GIVEN MATERIAL:

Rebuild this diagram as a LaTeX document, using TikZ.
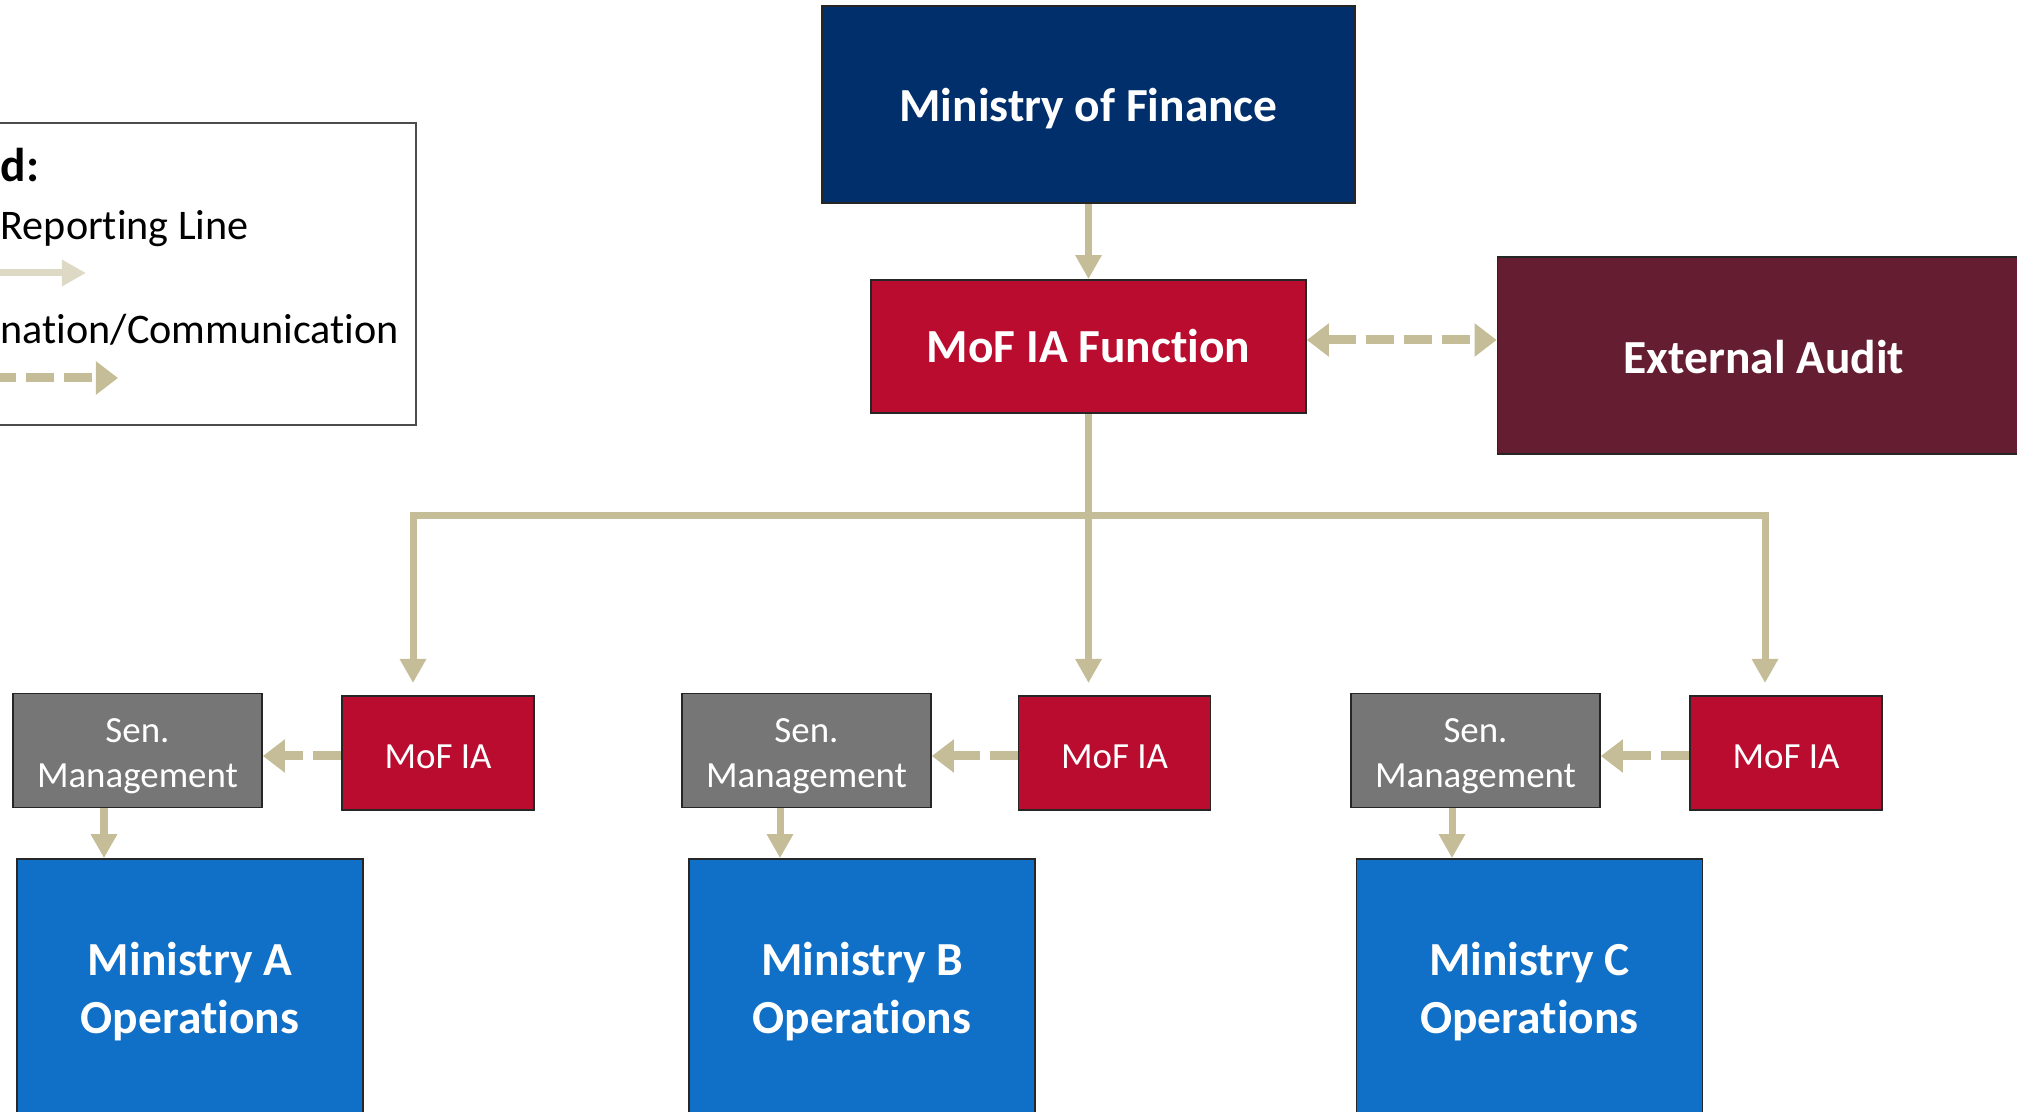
\documentclass[tikz,border=0pt]{standalone}
\usepackage{fontspec}
\setmainfont{Carlito}[Ligatures=NoCommon]
\definecolor{mofnavy}{RGB}{0,47,108}
\definecolor{mofred}{RGB}{186,12,47}
\definecolor{extwine}{RGB}{101,29,50}
\definecolor{mgmtgray}{RGB}{118,118,118}
\definecolor{opsblue}{RGB}{16,111,198}
\definecolor{lntan}{RGB}{196,189,151}
\definecolor{lntanlt}{RGB}{221,217,196}
\usetikzlibrary{arrows.meta,positioning,calc}
% lower a line of box text without changing the box
\newcommand{\dn}[2][1.1pt]{\raisebox{-#1}[\height][\depth]{#2}}

\begin{document}
\begin{tikzpicture}[
  bigbox/.style={rectangle, draw=black!85, line width=0.5pt, text=white,
                 font=\fontsize{13.5}{16.5}\selectfont\bfseries, align=center},
  smallbox/.style={rectangle, draw=black!85, line width=0.5pt, text=white,
                 font=\fontsize{10.5}{13}\selectfont, align=center,
                 minimum height=1.14cm},
  reparr/.style={-{Triangle[length=0.24cm, width=0.25cm]}, line width=0.07cm, draw=lntan},
  comarr/.style={-{Triangle[length=0.22cm, width=0.32cm]}, line width=0.09cm, draw=lntan,
                 dash pattern=on 0.28cm off 0.1cm},
  legtext/.style={anchor=west, inner sep=0pt, font=\fontsize{12}{14}\selectfont}
]
\useasboundingbox (0,0) rectangle (20.17,-11.12);
\clip (0,0) rectangle (20.17,-11.12);

% Top nodes
\node[bigbox, fill=mofnavy, minimum width=5.33cm, minimum height=1.97cm] (mof) at (10.885,-1.045) {\dn{Ministry of Finance}};
\node[bigbox, fill=mofred,  minimum width=4.35cm, minimum height=1.33cm] (mofia) at (10.885,-3.465) {MoF IA Function};
\node[bigbox, fill=extwine, minimum width=5.33cm, minimum height=1.97cm] (ext) at (17.64,-3.555) {\dn[0.4pt]{External Audit}};

% Legend
\node[draw=black!70, line width=0.5pt, minimum width=6.3cm, minimum height=3.02cm] (leg) at (1.01,-2.74) {};
\node[legtext, font=\fontsize{13.5}{16}\selectfont\bfseries] (legt) at (0,-1.65) {d:};
\node[legtext] (legrep) at (0,-2.29) {Reporting Line};
\node[legtext] (legcom) at (0,-3.30) {nation/Communication};
\coordinate (repa) at (-0.5,-2.73);
\coordinate (repb) at (0.86,-2.73);
\coordinate (coma) at (-0.5,-3.78);
\coordinate (comb) at (1.18,-3.78);
\draw[reparr, draw=lntanlt] (repa) -- (repb);
\draw[comarr] (coma) -- (comb);

% Ministry level nodes
\node[smallbox, fill=mofred, minimum width=1.92cm] (iaA) at (4.38,-7.53) {\dn{MoF IA}};
\node[smallbox, fill=mofred, minimum width=1.92cm] (iaB) at (11.145,-7.53) {\dn{MoF IA}};
\node[smallbox, fill=mofred, minimum width=1.92cm] (iaC) at (17.86,-7.53) {\dn{MoF IA}};
\node[smallbox, fill=mgmtgray, minimum width=2.49cm] (senA) at (1.375,-7.505) {\dn[1.6pt]{Sen.}\\\dn[1.6pt]{Management}};
\node[smallbox, fill=mgmtgray, minimum width=2.49cm] (senB) at (8.065,-7.505) {\dn[1.6pt]{Sen.}\\\dn[1.6pt]{Management}};
\node[smallbox, fill=mgmtgray, minimum width=2.49cm] (senC) at (14.755,-7.505) {\dn[1.6pt]{Sen.}\\\dn[1.6pt]{Management}};
\node[bigbox, fill=opsblue, minimum width=3.46cm, minimum height=2.58cm] (opsA) at (1.9,-9.88) {\dn{Ministry A}\\\dn{Operations}};
\node[bigbox, fill=opsblue, minimum width=3.46cm, minimum height=2.58cm] (opsB) at (8.62,-9.88) {\dn{Ministry B}\\\dn{Operations}};
\node[bigbox, fill=opsblue, minimum width=3.46cm, minimum height=2.58cm] (opsC) at (15.295,-9.88) {\dn{Ministry C}\\\dn{Operations}};

% Branch points
\coordinate (busL) at (4.13,-5.16);
\coordinate (busR) at (17.65,-5.16);
\coordinate (tipL) at (4.13,-6.83);
\coordinate (tipM) at (10.885,-6.83);
\coordinate (tipR) at (17.65,-6.83);

% Arrows
\draw[reparr] (mof) -- (mofia);
\draw[comarr, {Triangle[length=0.22cm, width=0.32cm]}-{Triangle[length=0.22cm, width=0.32cm]}] ([yshift=0.065cm]mofia.east) -- ([yshift=0.065cm]mofia.east -| ext.west);
\draw[reparr] (mofia) -- (tipM);
\draw[reparr] (busL -| mofia) -- (busL) -- (tipL);
\draw[reparr] (busR -| mofia) -- (busR) -- (tipR);
\foreach \m/\dx in {A/-0.335,B/-0.265,C/-0.235}{
  \draw[comarr] ([yshift=-0.03cm]ia\m.west) -- ([yshift=-0.03cm]ia\m.west -| sen\m.east);
  \draw[reparr] ([xshift=\dx cm]sen\m.south) -- ([xshift=\dx cm]sen\m.south |- ops\m.north);
}
\end{tikzpicture}
\end{document}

GIVEN PROBLEM: Set down the complete material exactly, but do not include the images.

WRITTEN SOLUTION:
Rebuild this diagram as a LaTeX document, using TikZ.
\documentclass[tikz,border=0pt]{standalone}
\usepackage{fontspec}
\setmainfont{Carlito}[Ligatures=NoCommon]
\definecolor{mofnavy}{RGB}{0,47,108}
\definecolor{mofred}{RGB}{186,12,47}
\definecolor{extwine}{RGB}{101,29,50}
\definecolor{mgmtgray}{RGB}{118,118,118}
\definecolor{opsblue}{RGB}{16,111,198}
\definecolor{lntan}{RGB}{196,189,151}
\definecolor{lntanlt}{RGB}{221,217,196}
\usetikzlibrary{arrows.meta,positioning,calc}
% lower a line of box text without changing the box
\newcommand{\dn}[2][1.1pt]{\raisebox{-#1}[\height][\depth]{#2}}

\begin{document}
\begin{tikzpicture}[
  bigbox/.style={rectangle, draw=black!85, line width=0.5pt, text=white,
                 font=\fontsize{13.5}{16.5}\selectfont\bfseries, align=center},
  smallbox/.style={rectangle, draw=black!85, line width=0.5pt, text=white,
                 font=\fontsize{10.5}{13}\selectfont, align=center,
                 minimum height=1.14cm},
  reparr/.style={-{Triangle[length=0.24cm, width=0.25cm]}, line width=0.07cm, draw=lntan},
  comarr/.style={-{Triangle[length=0.22cm, width=0.32cm]}, line width=0.09cm, draw=lntan,
                 dash pattern=on 0.28cm off 0.1cm},
  legtext/.style={anchor=west, inner sep=0pt, font=\fontsize{12}{14}\selectfont}
]
\useasboundingbox (0,0) rectangle (20.17,-11.12);
\clip (0,0) rectangle (20.17,-11.12);

% Top nodes
\node[bigbox, fill=mofnavy, minimum width=5.33cm, minimum height=1.97cm] (mof) at (10.885,-1.045) {\dn{Ministry of Finance}};
\node[bigbox, fill=mofred,  minimum width=4.35cm, minimum height=1.33cm] (mofia) at (10.885,-3.465) {MoF IA Function};
\node[bigbox, fill=extwine, minimum width=5.33cm, minimum height=1.97cm] (ext) at (17.64,-3.555) {\dn[0.4pt]{External Audit}};

% Legend
\node[draw=black!70, line width=0.5pt, minimum width=6.3cm, minimum height=3.02cm] (leg) at (1.01,-2.74) {};
\node[legtext, font=\fontsize{13.5}{16}\selectfont\bfseries] (legt) at (0,-1.65) {d:};
\node[legtext] (legrep) at (0,-2.29) {Reporting Line};
\node[legtext] (legcom) at (0,-3.30) {nation/Communication};
\coordinate (repa) at (-0.5,-2.73);
\coordinate (repb) at (0.86,-2.73);
\coordinate (coma) at (-0.5,-3.78);
\coordinate (comb) at (1.18,-3.78);
\draw[reparr, draw=lntanlt] (repa) -- (repb);
\draw[comarr] (coma) -- (comb);

% Ministry level nodes
\node[smallbox, fill=mofred, minimum width=1.92cm] (iaA) at (4.38,-7.53) {\dn{MoF IA}};
\node[smallbox, fill=mofred, minimum width=1.92cm] (iaB) at (11.145,-7.53) {\dn{MoF IA}};
\node[smallbox, fill=mofred, minimum width=1.92cm] (iaC) at (17.86,-7.53) {\dn{MoF IA}};
\node[smallbox, fill=mgmtgray, minimum width=2.49cm] (senA) at (1.375,-7.505) {\dn[1.6pt]{Sen.}\\\dn[1.6pt]{Management}};
\node[smallbox, fill=mgmtgray, minimum width=2.49cm] (senB) at (8.065,-7.505) {\dn[1.6pt]{Sen.}\\\dn[1.6pt]{Management}};
\node[smallbox, fill=mgmtgray, minimum width=2.49cm] (senC) at (14.755,-7.505) {\dn[1.6pt]{Sen.}\\\dn[1.6pt]{Management}};
\node[bigbox, fill=opsblue, minimum width=3.46cm, minimum height=2.58cm] (opsA) at (1.9,-9.88) {\dn{Ministry A}\\\dn{Operations}};
\node[bigbox, fill=opsblue, minimum width=3.46cm, minimum height=2.58cm] (opsB) at (8.62,-9.88) {\dn{Ministry B}\\\dn{Operations}};
\node[bigbox, fill=opsblue, minimum width=3.46cm, minimum height=2.58cm] (opsC) at (15.295,-9.88) {\dn{Ministry C}\\\dn{Operations}};

% Branch points
\coordinate (busL) at (4.13,-5.16);
\coordinate (busR) at (17.65,-5.16);
\coordinate (tipL) at (4.13,-6.83);
\coordinate (tipM) at (10.885,-6.83);
\coordinate (tipR) at (17.65,-6.83);

% Arrows
\draw[reparr] (mof) -- (mofia);
\draw[comarr, {Triangle[length=0.22cm, width=0.32cm]}-{Triangle[length=0.22cm, width=0.32cm]}] ([yshift=0.065cm]mofia.east) -- ([yshift=0.065cm]mofia.east -| ext.west);
\draw[reparr] (mofia) -- (tipM);
\draw[reparr] (busL -| mofia) -- (busL) -- (tipL);
\draw[reparr] (busR -| mofia) -- (busR) -- (tipR);
\foreach \m/\dx in {A/-0.335,B/-0.265,C/-0.235}{
  \draw[comarr] ([yshift=-0.03cm]ia\m.west) -- ([yshift=-0.03cm]ia\m.west -| sen\m.east);
  \draw[reparr] ([xshift=\dx cm]sen\m.south) -- ([xshift=\dx cm]sen\m.south |- ops\m.north);
}
\end{tikzpicture}
\end{document}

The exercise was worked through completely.